Это сочетание зрелости и детскости поражает при знакомстве с людьми, жившими полтора и более века назад.
Если есть эпохи детские и старческие, это была — юная. Пушкин скажет:
Время славы и восторгов.
Лицейские, ермоловцы, поэты...
Часто удивляются, откуда вдруг, "сразу" родилась великая русская литература? Почти у всех ее классиков, как заметил недавно писатель Сергей Залыгин, могла быть одна мать, родившая первенца — Пушкина в 1799, младшего — Льва Толстого в 1828 (а между ними Тютчев — 1803, Гоголь — 1809, Белинский — 1811, Герцен и Гончаров — 1812, Лермонтов — 1814, Тургенев — 1818, Достоевский, Некрасов— 1821, Щедрин — 1826)...
Откуда это? Не претендуя на полный ответ, хочу только обратить внимание на одну из причин, которая кажется очень существенной.
Прежде чем появились великие писатели, и одновременно с ними должен был появиться читатель.
Мальчики, "которые, пустясь в пятнадцать лет на воле", они и были теми, кому нужны были настоящие книги.
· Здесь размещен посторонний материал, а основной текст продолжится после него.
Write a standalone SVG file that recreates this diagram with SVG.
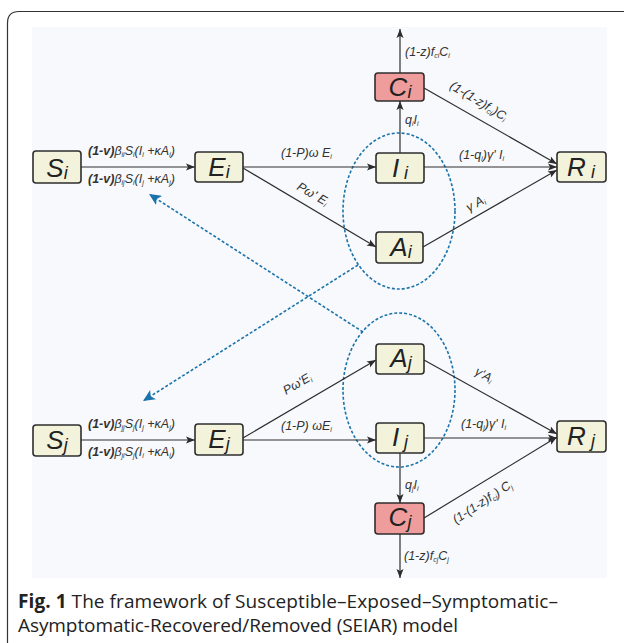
<svg xmlns="http://www.w3.org/2000/svg" width="624" height="643" viewBox="0 0 624 643">
<style>
.node{fill:#f3f3dc;stroke:#2e2e2e;stroke-width:1.6}
.cnode{fill:#ef9c9c;stroke:#2e2e2e;stroke-width:1.6}
.nl{font-family:"Liberation Sans",Arial,sans-serif;font-style:italic;font-size:26px;fill:#222;text-anchor:middle}
.nl tspan{font-size:18px}
.edge{stroke:#2e2e2e;stroke-width:1.2;fill:none;marker-end:url(#ah)}
.blue{stroke:#1a73aa;stroke-width:1.6;fill:none;stroke-dasharray:3 2}
.el{font-family:"Liberation Sans",Arial,sans-serif;font-style:italic;font-size:12.5px;fill:#333}
.sb{font-size:7px}
.cap{font-family:"Open Sans","Noto Sans",sans-serif;font-size:19px;fill:#222}
</style>
<defs>
<marker id="ah" markerWidth="10" markerHeight="8" refX="9" refY="4" orient="auto" markerUnits="userSpaceOnUse"><path d="M0,0.5 L9,4 L0,7.5 L2,4 z" fill="#2b2b2b"/></marker>
<marker id="bh" markerWidth="13" markerHeight="11" refX="12" refY="5.5" orient="auto" markerUnits="userSpaceOnUse"><path d="M0,0 L12,5.5 L0,11 L3,5.5 z" fill="#1a73aa"/></marker>
</defs>
<rect width="624" height="643" fill="#ffffff"/>
<path d="M7.5,643 V23 Q7.5,11.5 19,11.5 H624" fill="none" stroke="#333" stroke-width="1.2"/>
<rect x="32" y="27" width="575" height="551" fill="#f8f9fc"/>

<g id="ellipses">
<ellipse cx="399" cy="211" rx="56" ry="78" class="blue"/>
<ellipse cx="399" cy="390" rx="56" ry="77" class="blue"/>
</g>

<g id="connectors">
<path class="edge" d="M81,167 H195"/>
<path class="edge" d="M243,167 H376"/>
<path class="edge" d="M424,167 H557"/>
<path class="edge" d="M243,168 L376,247"/>
<path class="edge" d="M423,247 L557,170"/>
<path class="edge" d="M400,153 V101"/>
<path class="edge" d="M400,73 V29"/>
<path class="edge" d="M424,88 L557,164"/>
<path class="edge" d="M81,440 H195"/>
<path class="edge" d="M243,440 H376"/>
<path class="edge" d="M424,438 H557"/>
<path class="edge" d="M243,438 L376,360"/>
<path class="edge" d="M424,360 L557,434"/>
<path class="edge" d="M400,453 V503"/>
<path class="edge" d="M400,534 V578"/>
<path class="edge" d="M424,518 L557,437"/>
<path class="blue" d="M363,332 L149,194" marker-end="url(#bh)"/>
<path class="blue" d="M358,265 L143,401" marker-end="url(#bh)"/>
</g>

<g id="edge-labels">
<text class="el" x="88" y="155"><tspan font-weight="bold">(1-v)</tspan>β<tspan class="sb" dy="2">ii</tspan><tspan dy="-2">S</tspan><tspan class="sb" dy="2">i</tspan><tspan dy="-2">(I</tspan><tspan class="sb" dy="2">i</tspan><tspan dy="-2"> +κA</tspan><tspan class="sb" dy="2">i</tspan><tspan dy="-2">)</tspan></text>
<text class="el" x="88" y="183"><tspan font-weight="bold">(1-v)</tspan>β<tspan class="sb" dy="2">ij</tspan><tspan dy="-2">S</tspan><tspan class="sb" dy="2">i</tspan><tspan dy="-2">(I</tspan><tspan class="sb" dy="2">j</tspan><tspan dy="-2"> +κA</tspan><tspan class="sb" dy="2">j</tspan><tspan dy="-2">)</tspan></text>
<text class="el" x="88" y="428"><tspan font-weight="bold">(1-v)</tspan>β<tspan class="sb" dy="2">jj</tspan><tspan dy="-2">S</tspan><tspan class="sb" dy="2">j</tspan><tspan dy="-2">(I</tspan><tspan class="sb" dy="2">j</tspan><tspan dy="-2"> +κA</tspan><tspan class="sb" dy="2">j</tspan><tspan dy="-2">)</tspan></text>
<text class="el" x="88" y="456"><tspan font-weight="bold">(1-v)</tspan>β<tspan class="sb" dy="2">ji</tspan><tspan dy="-2">S</tspan><tspan class="sb" dy="2">j</tspan><tspan dy="-2">(I</tspan><tspan class="sb" dy="2">i</tspan><tspan dy="-2"> +κA</tspan><tspan class="sb" dy="2">i</tspan><tspan dy="-2">)</tspan></text>
<text class="el" x="281" y="157">(1-P)ω E<tspan class="sb" dy="2">i</tspan></text>
<text class="el" x="281" y="430">(1-P) ωE<tspan class="sb" dy="2">i</tspan></text>
<text class="el" x="459" y="159">(1-q<tspan class="sb" dy="2">i</tspan><tspan dy="-2">)γ' I</tspan><tspan class="sb" dy="2">i</tspan></text>
<text class="el" x="461" y="428">(1-q<tspan class="sb" dy="2">j</tspan><tspan dy="-2">)γ' I</tspan><tspan class="sb" dy="2">i</tspan></text>
<text class="el" x="405" y="124">q<tspan class="sb" dy="2">i</tspan><tspan dy="-2">I</tspan><tspan class="sb" dy="2">i</tspan></text>
<text class="el" x="405" y="489">q<tspan class="sb" dy="2">j</tspan><tspan dy="-2">I</tspan><tspan class="sb" dy="2">i</tspan></text>
<text class="el" x="405" y="56">(1-z)f<tspan class="sb" dy="2">ci</tspan><tspan dy="-2">C</tspan><tspan class="sb" dy="2">i</tspan></text>
<text class="el" x="404" y="560">(1-z)f<tspan class="sb" dy="2">cj</tspan><tspan dy="-2">C</tspan><tspan class="sb" dy="2">j</tspan></text>
<text class="el" transform="translate(449,88) rotate(31)">(1-(1-z)f<tspan class="sb" dy="2">ci</tspan><tspan dy="-2">)C</tspan><tspan class="sb" dy="2">i</tspan></text>
<text class="el" transform="translate(456,524) rotate(-33)">(1-(1-z)f<tspan class="sb" dy="2">cj</tspan><tspan dy="-2">) C</tspan><tspan class="sb" dy="2">j</tspan></text>
<text class="el" transform="translate(296,189) rotate(30)">Pω' E<tspan class="sb" dy="2">i</tspan></text>
<text class="el" transform="translate(286,395) rotate(-30)">Pω'E<tspan class="sb" dy="2">i</tspan></text>
<text class="el" transform="translate(469,212) rotate(-30)">γ A<tspan class="sb" dy="2">i</tspan></text>
<text class="el" transform="translate(474,374) rotate(29)">γ'A<tspan class="sb" dy="2">i</tspan></text>
</g>

<g id="Si"><rect class="node" x="33" y="151" width="48" height="32" rx="3"/><text class="nl" x="57" y="177">S<tspan dy="2">i</tspan></text></g>
<g id="Ei"><rect class="node" x="195" y="152" width="48" height="30" rx="3"/><text class="nl" x="219" y="176">E<tspan dy="2">i</tspan></text></g>
<g id="Ii"><rect class="node" x="376" y="153" width="48" height="30" rx="3"/><text class="nl" x="400" y="177">I<tspan dy="2"> i</tspan></text></g>
<g id="Ai"><rect class="node" x="376" y="232" width="47" height="31" rx="3"/><text class="nl" x="401" y="256">A<tspan dy="2">i</tspan></text></g>
<g id="Ci"><rect class="cnode" x="375" y="73" width="49" height="28" rx="3"/><text class="nl" x="400" y="96">C<tspan dy="2">i</tspan></text></g>
<g id="Ri"><rect class="node" x="557" y="152" width="49" height="30" rx="3"/><text class="nl" x="581" y="176">R<tspan dy="2"> i</tspan></text></g>
<g id="Sj"><rect class="node" x="33" y="425" width="48" height="31" rx="3"/><text class="nl" x="57" y="449">S<tspan dy="2">j</tspan></text></g>
<g id="Ej"><rect class="node" x="195" y="424" width="48" height="31" rx="3"/><text class="nl" x="219" y="448">E<tspan dy="2">j</tspan></text></g>
<g id="Ij"><rect class="node" x="376" y="423" width="48" height="30" rx="3"/><text class="nl" x="400" y="446">I<tspan dy="2"> j</tspan></text></g>
<g id="Aj"><rect class="node" x="376" y="344" width="48" height="30" rx="3"/><text class="nl" x="401" y="367">A<tspan dy="2">j</tspan></text></g>
<g id="Cj"><rect class="cnode" x="375" y="503" width="49" height="31" rx="3"/><text class="nl" x="400" y="526">C<tspan dy="2">j</tspan></text></g>
<g id="Rj"><rect class="node" x="557" y="421" width="49" height="31" rx="3"/><text class="nl" x="581" y="445">R<tspan dy="2"> j</tspan></text></g>

<g id="caption">
<text class="cap" x="18" y="608" textLength="540" lengthAdjust="spacing"><tspan font-weight="bold">Fig. 1</tspan>  The framework of Susceptible–Exposed–Symptomatic–</text>
<text class="cap" x="18" y="632" textLength="440" lengthAdjust="spacing">Asymptomatic-Recovered/Removed (SEIAR) model</text>
</g>
</svg>
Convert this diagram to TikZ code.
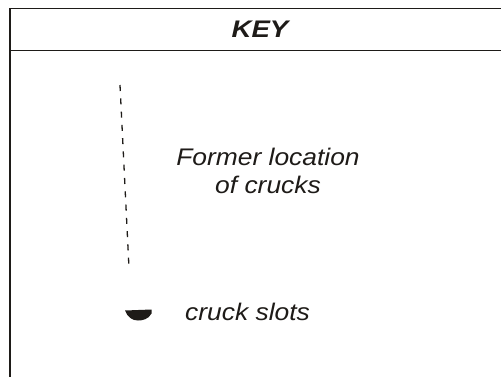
\documentclass[tikz,border=0pt]{standalone}
\usepackage{graphicx}
\usepackage{fontspec}
\setmainfont{Liberation Sans}
\definecolor{ink}{HTML}{1E1B18}
\newcommand\widen[2][1.1]{\scalebox{#1}[1]{#2}}
\begin{document}
\begin{tikzpicture}[x=1pt,y=-1pt,
  frame/.style={draw=ink,line width=1.7pt},
  lbl/.style={text=ink,inner sep=0pt,font=\fontsize{24}{27.5}\selectfont\itshape},
  keylbl/.style={text=ink,inner sep=0pt,font=\fontsize{24}{27}\selectfont\bfseries\itshape},
  dashline/.style={draw=ink,line width=1.3pt,dash pattern=on 6pt off 7.3pt}]
\useasboundingbox (0,0) rectangle (501,376);
\fill[white] (0,0) rectangle (501,376);
\draw[frame] (10,392) -- (10,8.5) -- (512,8.5);
\draw[frame] (10,50.5) -- (512,50.5);
\node[keylbl,anchor=base] (key) at (260,37.5) {\widen[1.15]{KEY}};
\coordinate (dtop) at (120,85);
\coordinate (dbot) at (129,268);
\draw[dashline] (dtop) -- (dbot);
\node[lbl,align=center] (former) at (268,171) {\widen{Former location}\\\widen{of crucks}};
\fill[ink] (125,310.5) -- (151.5,309.5) -- (151.5,313.5) .. controls (148.5,319.5) and (142,320.5) .. (138,320.5) .. controls (132,320.5) and (127.5,317) .. (125,310.5) -- cycle;
\node[lbl,anchor=base west] (slots) at (185,320) {\widen{cruck slots}};
\end{tikzpicture}
\end{document}
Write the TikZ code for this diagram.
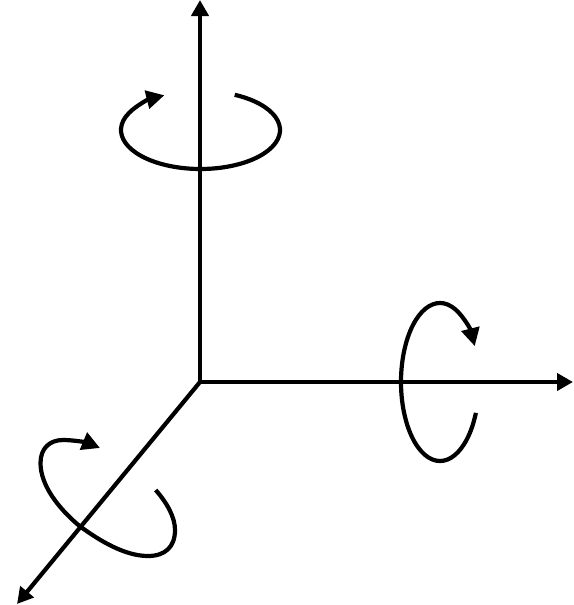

Они, "по детскости своей", еще не нашли ответов на важнейшие вопросы — и задавали их; а по взрослости — думали сильно, вопросы задавали настоящие и книжки искали не для отдохновения и щекотания нервов.
Ну как тут не появиться Пушкину!
Равнодушное, усталое, все знающее или (что одно и то же) ничего нс желающее знать общество для литературы страшнее семнадцати николаевских цензур. Последние стремятся свалить исполинов, но при равнодушии гиганты вовсе не родятся на свет. Но довольно об этом. Война не кончилась...
Матвей: Лютцен. Бауцен, Пирн, Кульм (рана в ногу, два ордена), Лейпциг, Париж.
Сергей: Лютцен (Владимир IV степени с бантом). Бауцен (произведен в штабс-капитаны), Лейпциг (в капитаны), затем состоит при генерале Раевском и участвует в битвах 1814 года: Провен, Арси-сюр-Об, Фершампенуаз — Париж (Анна II класса).
Братья-победители: гвардии прапорщик Матвей — неполных двадцати одного года; Сергей — семнадцатилетний капитан (позже, когда перейдет в гвардию, снизится на два чина и будет гвардии поручик).
В конце марта 1814 в Париже собралась едва ли не половина будущих декабристов — от прапорщика Матвея Муравьева-Апостола до генерал- майоров Орлова и Фонвизина; одних Муравьевых — шесть человек. Первый "съезд" первых революционеров задолго до того, как они стали таковыми.
Кажется, только вчера был пансионат, уроки, куклы с младшими сест- ' рами. И вдруг из детства — в зрелость. Отрочество и юность пройдены ускоренно, как офицерские чины после каждой крупной битвы.